Trauma May Aggravate Chiari 1 Malformation, Tethered Cord Syndrome
Spinal cord injuries (SCIs) and traumatic brain injuries (TBIs) may aggravate pre-existing conditions, turning them from asymptomatic to symptomatic in some cases. Two common examples are Chiari malformation type 1 and Tethered Cord Syndrome (TCS).
What Is Chiari 1 Malformation?
Chiari malformation type 1 is a condition in which the cerebellar tonsils are displaced out of the skull into the spinal cord area. In other words, the part of the brain at the back of the skull bulges through the opening where the skull and spinal canal meet.

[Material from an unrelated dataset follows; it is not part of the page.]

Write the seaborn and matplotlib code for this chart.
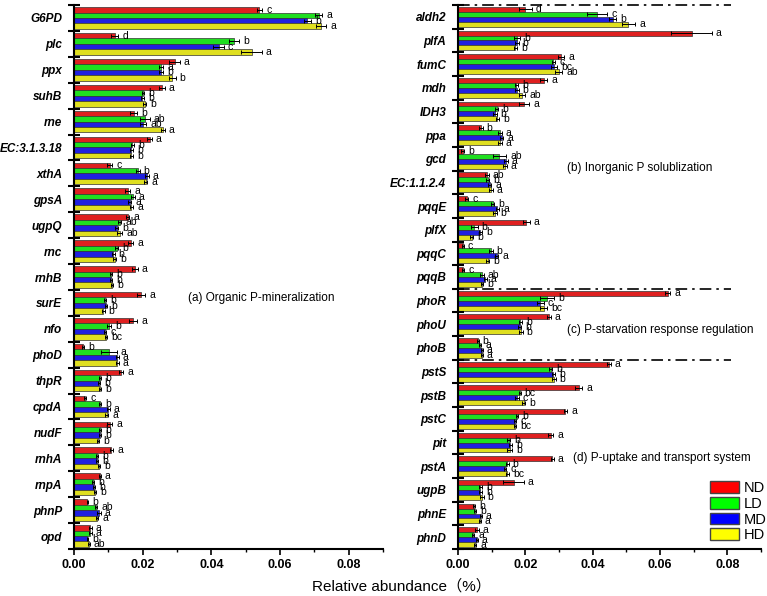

This condition is normally congenital. Although rare, according to Johns Hopkins, acquired or secondary Chiari 1 malformation may develop later in life.
Studies have shown that trauma to the neck or head, such as whiplash, can cause pre-existing Chiari 1 malformation to turn symptomatic. For example, a 2008 study found that minor neck or head trauma turned asymptomatic Chiari 1 to symptomatic Chiari 1 in about 1 in 4 patients who experienced trauma prior to the onset of their symptoms.
Common symptoms of Chiari 1 malformation include:
- Headaches, especially after sneezing, coughing, or straining
- Balance problems or an unsteady gait
- Neck pain
- Poor hand-eye coordination
- Numbness in the hands and feet
- Trouble speaking and swallowing
- Breathing problems, such as sleep apnea
- Ringing in the ears, or tinnitus
- Slowed heart rhythm
A significant number of Chiari 1 patients also have Tethered Cord Syndrome, so much so that some surgeons routinely evaluate Chiari 1 patients for TCS.
What Is Tethered Cord Syndrome?
Tethered Cord Syndrome is a condition in which the spinal cord is abnormally tethered or anchored, thereby pulling the spine and causing leg weakness and neurological problems.
Although TCS is congenital, studies have shown that concussions or whiplash injuries to the neck and spine may aggravate the pre-existing condition. A history of spine trauma may also lead to the development of TCS.
The longer TCS remains undiagnosed, the worse the strain on the spinal cord may become. This may lead to the deterioration of sensory and motor functions, as well as poor bladder control (incontinence).